Already, the county clerk’s office is being forced to shed some of its trusting nature. It used to accept personal checks to pay for the deeds, which cost less than $20. Then a few bounced. Now it accepts only certified checks.
‘The Rest Is Junk Land’
Jeff Davis County has a limited amount of cheap land available to speculators. Neighboring Hudspeth County is drier, poorer and less scenic, which means undeveloped raw land is abundant.
“It’s kind of exciting to come across the sale of a house in Hudspeth,” said Sandy Pridgeon, chief appraiser for both counties. “That’s because it’s so rare. All the rest is junk land.”
He dates the boom to the day in 2002 when a fellow named Ian Martin came to Hudspeth. Pridgeon remembers him as about 30 and hailing from California. Martin, who couldn’t be reached for comment, wanted to look at lists of property that the county had seized for nonpayment of taxes and had been unable to sell.
Martin paid the county about $20 an acre for 600 acres spread out in small parcels.
“We thought he was stupid,” Pridgeon said. “In this part of the world, a $12,000 check is a lot of money.”
Within six months, Martin had sold all the land.
Many other speculators have followed in his wake. On Bid4assets.com, a seller offered up last month a “huge” 10-acre Hudspeth ranch, touting it as “a great investment property.”
“There is wide-open space and room to grow whatever your desire,” exclaimed the seller, identified only by the nickname “JackieO.” “Only in Hudspeth, Texas you’ll find the beauty and splendor of high desert living!”
A photo showed flat grassland with a rainbow over it. You had to read deep into the listing to see the caveat, “Pictures are not of the actual property.” Big Bend National Park, 200 miles away, was described as being “close.”
The winning bid, including premium and fees, was $2,350.
Jason Penney, who runs a website about snakes in Hudspeth, got so many questions from his readers about whether they should buy land in the county that he devoted part of his site to the subject.
The soil is lousy for crops, he wrote, unemployment is high and wildlife scarce, except for the snakes. Until a few years ago, one of the biggest businesses in the county was importing New York’s sewage, which was dried on a ranch next to the county seat of Sierra Blanca. On windy days, the sewage would blow into town.

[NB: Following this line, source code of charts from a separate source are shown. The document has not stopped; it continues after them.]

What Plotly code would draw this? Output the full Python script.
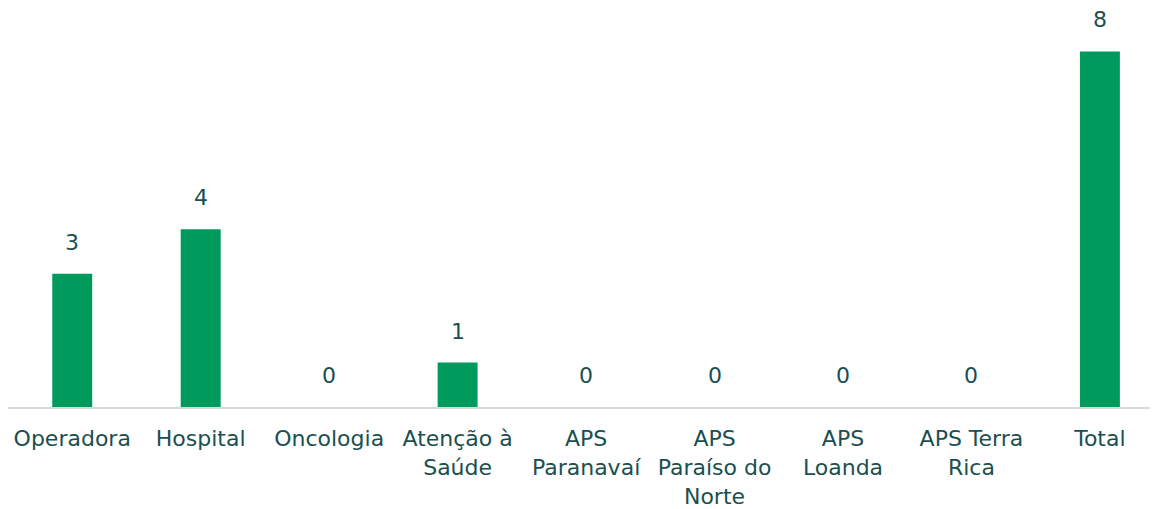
import plotly.graph_objects as go

# Categories and counts
categories = [
    "Operadora", "Hospital", "Oncologia", "Atenção à<br>Saúde",
    "APS<br>Paranavaí", "APS<br>Paraíso do<br>Norte", "APS<br>Loanda",
    "APS Terra<br>Rica", "Total",
]
values = [3, 4, 0, 1, 0, 0, 0, 0, 8]

bar_color = "#009B5C"
text_color = "#1B4F4F"
font_family = "DejaVu Sans"

fig = go.Figure(
    go.Bar(
        x=categories,
        y=values,
        marker=dict(color=bar_color, line=dict(width=0)),
    )
)

# Value labels above each bar
for cat, val in zip(categories, values):
    fig.add_annotation(
        x=cat, y=val, text=str(val), showarrow=False,
        yanchor="bottom", yshift=17,
        font=dict(family=font_family, size=22, color=text_color),
    )

fig.update_layout(
    width=1155, height=509,
    margin=dict(l=8, r=5, t=7, b=102),
    paper_bgcolor="white", plot_bgcolor="white",
    bargap=0.689,
    showlegend=False,
    font=dict(family=font_family, size=22, color=text_color),
    xaxis=dict(
        range=[-0.5, 8.39], automargin=False,
        showline=True, linecolor="#D9D9D9", linewidth=2,
        ticks="outside", ticklen=11, tickcolor="rgba(0,0,0,0)",
        tickfont=dict(family=font_family, size=22, color=text_color),
        showgrid=False,
    ),
    yaxis=dict(
        range=[0, 9.0], visible=False, showgrid=False, zeroline=False,
        automargin=False,
    ),
)

fig.write_html("out.html")
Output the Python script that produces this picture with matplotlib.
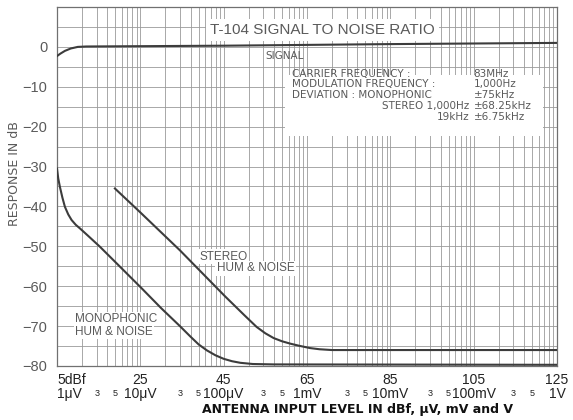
import numpy as np
import matplotlib
matplotlib.use("Agg")
import matplotlib.pyplot as plt
from matplotlib.patches import Rectangle

plt.rcParams['font.family'] = ['Liberation Sans', 'DejaVu Sans']

# curves: x in dBf, y in dB
signal_dbf = [5, 5.8, 6.9, 8.3, 10, 12, 45, 85, 125]
signal_db = [-2.3, -1.7, -1.0, -0.4, 0.0, 0.1, 0.3, 0.7, 1.0]

mono_dbf = [5, 5.3, 5.7, 6.3, 6.9, 7.7, 8.5, 9.5, 10.5, 12.5, 15.3, 20.5, 25.3, 30, 34.5,
            37, 39, 41, 43, 45, 47, 49, 52, 57, 125]
mono_db = [-30.5, -33.0, -35.1, -37.8, -40.1, -42.0, -43.4, -44.6, -45.5, -47.4, -50.1, -55.5,
           -60.5, -65.5, -70.0, -72.6, -74.6, -76.1, -77.3, -78.2, -78.8, -79.2, -79.5, -79.6, -79.7]

stereo_dbf = [18.9, 25, 34.5, 45.3, 50, 52.9, 55, 57, 59, 61, 63, 65.7, 68, 71, 125]
stereo_db = [-35.5, -41.5, -51.0, -62.5, -67.3, -70.2, -71.8, -73.0, -73.8, -74.4, -74.9, -75.5,
             -75.8, -76.0, -76.0]

# axis labels
major_dbf = [5, 25, 45, 65, 85, 105, 125]
major_dbf_labels = ["5dBf", "25", "45", "65", "85", "105", "125"]
major_volt_labels = ["1\u03bcV", "10\u03bcV", "100\u03bcV", "1mV", "10mV", "100mV", "1V"]
minor_steps = [3, 5]
y_ticks = [0, -10, -20, -30, -40, -50, -60, -70, -80]

# info block
info_left = ["CARRIER FREQUENCY :", "MODULATION FREQUENCY :", "DEVIATION : MONOPHONIC",
             "STEREO 1,000Hz", "19kHz"]
info_right = ["83MHz", "1,000Hz", "\u00b175kHz", "\u00b168.25kHz", "\u00b16.75kHz"]

text_gray = "#5a5a5a"
curve_col = "#3c3c3c"
grid_col = "#9a9a9a"
wide = ['DejaVu Sans']

fig = plt.figure(figsize=(5.73, 4.2), dpi=100)
ax = fig.add_axes([57 / 573, 54 / 420, 500 / 573, 359 / 420])
ax.set_xlim(5, 125)
ax.set_ylim(-80, 10)

# log-paper grid: voltage lines 1..9 per decade (20 dBf per decade)
vlines = []
for dec in range(6):
    for k in range(1, 10):
        vlines.append(5 + 20 * dec + 20 * np.log10(k))
for v in vlines:
    ax.axvline(v, color=grid_col, lw=0.6, zorder=0)
for h in np.arange(-80, 10.1, 5):
    ax.axhline(h, color=grid_col, lw=0.6, zorder=0)

ax.plot(signal_dbf, signal_db, color=curve_col, lw=1.5, zorder=3)
ax.plot(mono_dbf, mono_db, color=curve_col, lw=1.5, zorder=3)
ax.plot(stereo_dbf, stereo_db, color=curve_col, lw=1.5, zorder=3)

for s in ax.spines.values():
    s.set_color("#707070")
    s.set_linewidth(0.9)

ax.set_yticks(y_ticks)
ax.set_yticklabels(["0"] + ["\u2212%d" % -t for t in y_ticks[1:]], fontsize=10.5, color=text_gray)
ax.tick_params(axis="y", length=0, pad=7)
ax.set_xticks([])

# x tick labels in two rows
for d, l1, l2 in zip(major_dbf, major_dbf_labels, major_volt_labels):
    ha = "left" if d == major_dbf[0] else "center"
    ax.annotate(l1, xy=(d, 0), xycoords=("data", "axes fraction"), xytext=(0, -14),
                textcoords="offset pixels", ha=ha, va="center", fontsize=10, color="#222222")
    ax.annotate(l2, xy=(d, 0), xycoords=("data", "axes fraction"), xytext=(0, -28),
                textcoords="offset pixels", ha=ha, va="center", fontsize=10, color="#222222")
for dec in range(6):
    for k in minor_steps:
        ax.annotate(str(k), xy=(5 + 20 * dec + 20 * np.log10(k), 0),
                    xycoords=("data", "axes fraction"), xytext=(0, -28),
                    textcoords="offset pixels", ha="center", va="center",
                    fontsize=6.5, color="#222222")

fig.text(357 / 573, 11 / 420, "ANTENNA INPUT LEVEL IN dBf, \u03bcV, mV and V",
         ha="center", va="center", fontsize=9, color="#111111", family=wide, weight="bold")
fig.text(15 / 573, 1 - 174 / 420, "RESPONSE IN dB", rotation=90, ha="center",
         va="center", fontsize=9, color=text_gray, family=wide)

# title
ax.text(68.6, 4.2, "T-104 SIGNAL TO NOISE RATIO", ha="center", va="center", fontsize=11,
        color=text_gray, zorder=4,
        bbox=dict(facecolor="white", edgecolor="none", pad=3))
ax.text(54.9, -2.4, "SIGNAL", ha="left", va="center", fontsize=7.5, color=text_gray,
        zorder=4, family=wide)

# info block on white panel
ax.add_patch(Rectangle((0.456, 0.64), 0.515, 0.17, transform=ax.transAxes,
                       facecolor="white", edgecolor="none", zorder=2))
info_y = [-6.7, -9.4, -12.1, -14.9, -17.5]
for i, (a, b, y) in enumerate(zip(info_left, info_right, info_y)):
    if i < 3:
        ax.text(61.4, y, a, ha="left", va="center", fontsize=7.5, color=text_gray,
                zorder=4, family=wide)
    else:
        ax.text(104.0, y, a, ha="right", va="center", fontsize=7.5, color=text_gray,
                zorder=4, family=wide)
    ax.text(105.0, y, b, ha="left", va="center", fontsize=7.5, color=text_gray,
            zorder=4, family=wide)

lbl_box = dict(facecolor="white", edgecolor="none", pad=1)
ax.text(39.1, -52.6, "STEREO", ha="left", va="center", fontsize=8.5, color=text_gray,
        zorder=4, bbox=lbl_box)
ax.text(43.3, -55.5, "HUM & NOISE", ha="left", va="center", fontsize=8.5, color=text_gray,
        zorder=4, bbox=lbl_box)
ax.text(9.3, -68.2, "MONOPHONIC", ha="left", va="center", fontsize=8.5, color=text_gray,
        zorder=4, bbox=lbl_box)
ax.text(9.3, -71.4, "HUM & NOISE", ha="left", va="center", fontsize=8.5, color=text_gray,
        zorder=4, bbox=lbl_box)

fig.savefig("out.png", dpi=100)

“My wife would kill me in my sleep if I ever suggested moving back,” concluded Penney, who now lives near San Antonio.
He’s one of many who are mystified by the land boom.
“I don’t know what these folks expect for their money,” said Jeff Davis County Judge George Grubb.
Noting that some of the sales are for as little as 5 acres, Grubb said that in rural Texas such a tiny plot isn’t considered enough to turn around in. “We have driveways bigger than that,” he said.
Violet Hernandez just bought a 5-acre parcel. The New Yorker saw an auction on EBay and entered a bid of 2 cents, expecting to be immediately outbid. She was surprised to receive an e-mail congratulating her on being the proud owner of 5 acres in Green Valley.
Her land came from a speculator named Nathaniel Kroeker, who was one of Marasweh’s customers. Kroeker, whose business address is a post office box in San Jose, didn’t respond to a letter requesting an interview.
Hernandez, who agreed to be interviewed only if no personal details about her life were published, didn’t really pay 2 cents. What she was bidding on was the right to negotiate for the land. The terms she worked out with Kroeker were $65 a month for 61 months, or about $800 an acre.
It’s a fair price, Hernandez said, explaining that a parcel of land in her native Puerto Rico would cost a minimum of $20,000.
“I’m middle-aged,” she said. “I need to leave something to my son -- what good is a will if I have nothing? So I wanted to take a little of my pension money out and invest.”
Hernandez will wait for a developer to come along and buy her out, or maybe she’ll pass the land down to her son, and he’ll sell it. She has no definite plan. Everything happened so suddenly, nothing has quite sunk in.
“I’m still waiting for the county clerk to mail me my papers,” Hernandez said. “When I get them, I’m going to be thrilled.”